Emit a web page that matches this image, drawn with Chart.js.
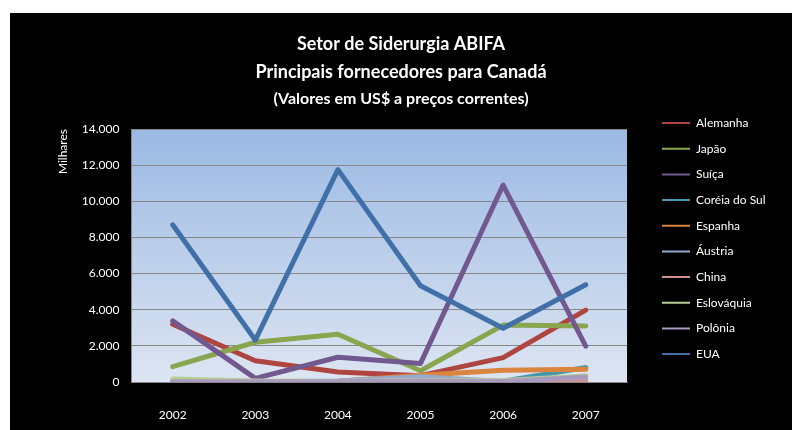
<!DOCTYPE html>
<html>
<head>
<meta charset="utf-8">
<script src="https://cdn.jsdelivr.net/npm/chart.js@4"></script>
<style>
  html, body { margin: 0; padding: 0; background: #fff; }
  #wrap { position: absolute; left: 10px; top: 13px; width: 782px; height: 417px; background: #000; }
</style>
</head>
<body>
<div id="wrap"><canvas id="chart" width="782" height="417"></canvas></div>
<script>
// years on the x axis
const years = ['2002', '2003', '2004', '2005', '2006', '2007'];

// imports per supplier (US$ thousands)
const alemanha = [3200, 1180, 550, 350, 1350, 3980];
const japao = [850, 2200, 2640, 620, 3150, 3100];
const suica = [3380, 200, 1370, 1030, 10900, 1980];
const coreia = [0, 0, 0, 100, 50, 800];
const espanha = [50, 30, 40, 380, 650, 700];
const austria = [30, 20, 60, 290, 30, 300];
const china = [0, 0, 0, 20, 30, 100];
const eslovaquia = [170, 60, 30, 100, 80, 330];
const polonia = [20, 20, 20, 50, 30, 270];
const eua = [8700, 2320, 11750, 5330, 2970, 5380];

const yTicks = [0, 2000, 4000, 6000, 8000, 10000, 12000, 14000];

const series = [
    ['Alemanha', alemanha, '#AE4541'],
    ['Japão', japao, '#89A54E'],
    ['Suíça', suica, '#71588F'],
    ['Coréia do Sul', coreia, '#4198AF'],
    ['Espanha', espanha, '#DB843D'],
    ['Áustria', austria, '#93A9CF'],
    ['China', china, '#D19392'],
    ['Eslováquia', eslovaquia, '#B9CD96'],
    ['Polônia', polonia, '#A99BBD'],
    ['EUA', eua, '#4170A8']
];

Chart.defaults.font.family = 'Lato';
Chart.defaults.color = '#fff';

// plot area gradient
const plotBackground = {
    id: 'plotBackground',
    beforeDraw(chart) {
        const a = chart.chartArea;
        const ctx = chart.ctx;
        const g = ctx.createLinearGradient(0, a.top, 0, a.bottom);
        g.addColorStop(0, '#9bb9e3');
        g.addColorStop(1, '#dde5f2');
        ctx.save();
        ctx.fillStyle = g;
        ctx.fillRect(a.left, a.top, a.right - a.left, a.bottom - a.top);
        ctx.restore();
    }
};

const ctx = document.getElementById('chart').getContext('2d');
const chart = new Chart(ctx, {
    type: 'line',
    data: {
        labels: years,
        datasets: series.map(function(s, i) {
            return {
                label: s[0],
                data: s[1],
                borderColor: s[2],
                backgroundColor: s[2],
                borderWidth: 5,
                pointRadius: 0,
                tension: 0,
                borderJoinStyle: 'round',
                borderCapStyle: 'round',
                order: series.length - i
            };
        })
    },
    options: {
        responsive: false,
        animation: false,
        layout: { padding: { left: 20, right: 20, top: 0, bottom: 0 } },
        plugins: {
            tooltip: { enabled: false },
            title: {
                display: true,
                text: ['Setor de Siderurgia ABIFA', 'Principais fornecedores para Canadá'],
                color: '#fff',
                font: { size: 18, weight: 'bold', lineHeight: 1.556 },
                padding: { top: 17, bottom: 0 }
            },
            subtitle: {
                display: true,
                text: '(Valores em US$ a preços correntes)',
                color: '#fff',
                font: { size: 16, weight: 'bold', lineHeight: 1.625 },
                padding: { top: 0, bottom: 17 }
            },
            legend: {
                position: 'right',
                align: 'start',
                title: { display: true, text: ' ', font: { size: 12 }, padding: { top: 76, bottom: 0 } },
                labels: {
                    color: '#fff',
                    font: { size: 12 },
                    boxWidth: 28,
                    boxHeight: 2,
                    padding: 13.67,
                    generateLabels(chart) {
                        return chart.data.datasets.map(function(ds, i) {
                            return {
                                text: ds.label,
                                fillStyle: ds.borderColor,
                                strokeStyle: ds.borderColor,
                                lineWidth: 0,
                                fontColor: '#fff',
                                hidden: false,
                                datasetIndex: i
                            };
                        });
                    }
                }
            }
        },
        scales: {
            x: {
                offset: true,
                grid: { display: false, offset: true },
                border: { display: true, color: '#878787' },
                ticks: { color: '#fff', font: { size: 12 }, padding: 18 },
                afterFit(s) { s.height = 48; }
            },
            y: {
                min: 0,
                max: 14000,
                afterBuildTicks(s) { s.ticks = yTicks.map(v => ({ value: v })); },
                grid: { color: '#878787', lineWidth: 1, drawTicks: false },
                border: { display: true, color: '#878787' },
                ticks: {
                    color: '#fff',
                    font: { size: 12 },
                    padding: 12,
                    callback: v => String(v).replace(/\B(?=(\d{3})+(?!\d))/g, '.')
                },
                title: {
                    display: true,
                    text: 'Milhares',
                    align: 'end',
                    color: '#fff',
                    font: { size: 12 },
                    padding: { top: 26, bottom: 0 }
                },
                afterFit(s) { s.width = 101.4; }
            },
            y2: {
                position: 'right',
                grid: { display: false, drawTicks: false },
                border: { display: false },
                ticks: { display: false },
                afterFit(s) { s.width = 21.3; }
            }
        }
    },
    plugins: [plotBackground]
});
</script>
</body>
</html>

--

Stated problem: Return to the listing above and set it down exactly, leaving out its pictures.

Output for this exercise:
Emit a web page that matches this image, drawn with Chart.js.
<!DOCTYPE html>
<html>
<head>
<meta charset="utf-8">
<script src="https://cdn.jsdelivr.net/npm/chart.js@4"></script>
<style>
  html, body { margin: 0; padding: 0; background: #fff; }
  #wrap { position: absolute; left: 10px; top: 13px; width: 782px; height: 417px; background: #000; }
</style>
</head>
<body>
<div id="wrap"><canvas id="chart" width="782" height="417"></canvas></div>
<script>
// years on the x axis
const years = ['2002', '2003', '2004', '2005', '2006', '2007'];

// imports per supplier (US$ thousands)
const alemanha = [3200, 1180, 550, 350, 1350, 3980];
const japao = [850, 2200, 2640, 620, 3150, 3100];
const suica = [3380, 200, 1370, 1030, 10900, 1980];
const coreia = [0, 0, 0, 100, 50, 800];
const espanha = [50, 30, 40, 380, 650, 700];
const austria = [30, 20, 60, 290, 30, 300];
const china = [0, 0, 0, 20, 30, 100];
const eslovaquia = [170, 60, 30, 100, 80, 330];
const polonia = [20, 20, 20, 50, 30, 270];
const eua = [8700, 2320, 11750, 5330, 2970, 5380];

const yTicks = [0, 2000, 4000, 6000, 8000, 10000, 12000, 14000];

const series = [
    ['Alemanha', alemanha, '#AE4541'],
    ['Japão', japao, '#89A54E'],
    ['Suíça', suica, '#71588F'],
    ['Coréia do Sul', coreia, '#4198AF'],
    ['Espanha', espanha, '#DB843D'],
    ['Áustria', austria, '#93A9CF'],
    ['China', china, '#D19392'],
    ['Eslováquia', eslovaquia, '#B9CD96'],
    ['Polônia', polonia, '#A99BBD'],
    ['EUA', eua, '#4170A8']
];

Chart.defaults.font.family = 'Lato';
Chart.defaults.color = '#fff';

// plot area gradient
const plotBackground = {
    id: 'plotBackground',
    beforeDraw(chart) {
        const a = chart.chartArea;
        const ctx = chart.ctx;
        const g = ctx.createLinearGradient(0, a.top, 0, a.bottom);
        g.addColorStop(0, '#9bb9e3');
        g.addColorStop(1, '#dde5f2');
        ctx.save();
        ctx.fillStyle = g;
        ctx.fillRect(a.left, a.top, a.right - a.left, a.bottom - a.top);
        ctx.restore();
    }
};

const ctx = document.getElementById('chart').getContext('2d');
const chart = new Chart(ctx, {
    type: 'line',
    data: {
        labels: years,
        datasets: series.map(function(s, i) {
            return {
                label: s[0],
                data: s[1],
                borderColor: s[2],
                backgroundColor: s[2],
                borderWidth: 5,
                pointRadius: 0,
                tension: 0,
                borderJoinStyle: 'round',
                borderCapStyle: 'round',
                order: series.length - i
            };
        })
    },
    options: {
        responsive: false,
        animation: false,
        layout: { padding: { left: 20, right: 20, top: 0, bottom: 0 } },
        plugins: {
            tooltip: { enabled: false },
            title: {
                display: true,
                text: ['Setor de Siderurgia ABIFA', 'Principais fornecedores para Canadá'],
                color: '#fff',
                font: { size: 18, weight: 'bold', lineHeight: 1.556 },
                padding: { top: 17, bottom: 0 }
            },
            subtitle: {
                display: true,
                text: '(Valores em US$ a preços correntes)',
                color: '#fff',
                font: { size: 16, weight: 'bold', lineHeight: 1.625 },
                padding: { top: 0, bottom: 17 }
            },
            legend: {
                position: 'right',
                align: 'start',
                title: { display: true, text: ' ', font: { size: 12 }, padding: { top: 76, bottom: 0 } },
                labels: {
                    color: '#fff',
                    font: { size: 12 },
                    boxWidth: 28,
                    boxHeight: 2,
                    padding: 13.67,
                    generateLabels(chart) {
                        return chart.data.datasets.map(function(ds, i) {
                            return {
                                text: ds.label,
                                fillStyle: ds.borderColor,
                                strokeStyle: ds.borderColor,
                                lineWidth: 0,
                                fontColor: '#fff',
                                hidden: false,
                                datasetIndex: i
                            };
                        });
                    }
                }
            }
        },
        scales: {
            x: {
                offset: true,
                grid: { display: false, offset: true },
                border: { display: true, color: '#878787' },
                ticks: { color: '#fff', font: { size: 12 }, padding: 18 },
                afterFit(s) { s.height = 48; }
            },
            y: {
                min: 0,
                max: 14000,
                afterBuildTicks(s) { s.ticks = yTicks.map(v => ({ value: v })); },
                grid: { color: '#878787', lineWidth: 1, drawTicks: false },
                border: { display: true, color: '#878787' },
                ticks: {
                    color: '#fff',
                    font: { size: 12 },
                    padding: 12,
                    callback: v => String(v).replace(/\B(?=(\d{3})+(?!\d))/g, '.')
                },
                title: {
                    display: true,
                    text: 'Milhares',
                    align: 'end',
                    color: '#fff',
                    font: { size: 12 },
                    padding: { top: 26, bottom: 0 }
                },
                afterFit(s) { s.width = 101.4; }
            },
            y2: {
                position: 'right',
                grid: { display: false, drawTicks: false },
                border: { display: false },
                ticks: { display: false },
                afterFit(s) { s.width = 21.3; }
            }
        }
    },
    plugins: [plotBackground]
});
</script>
</body>
</html>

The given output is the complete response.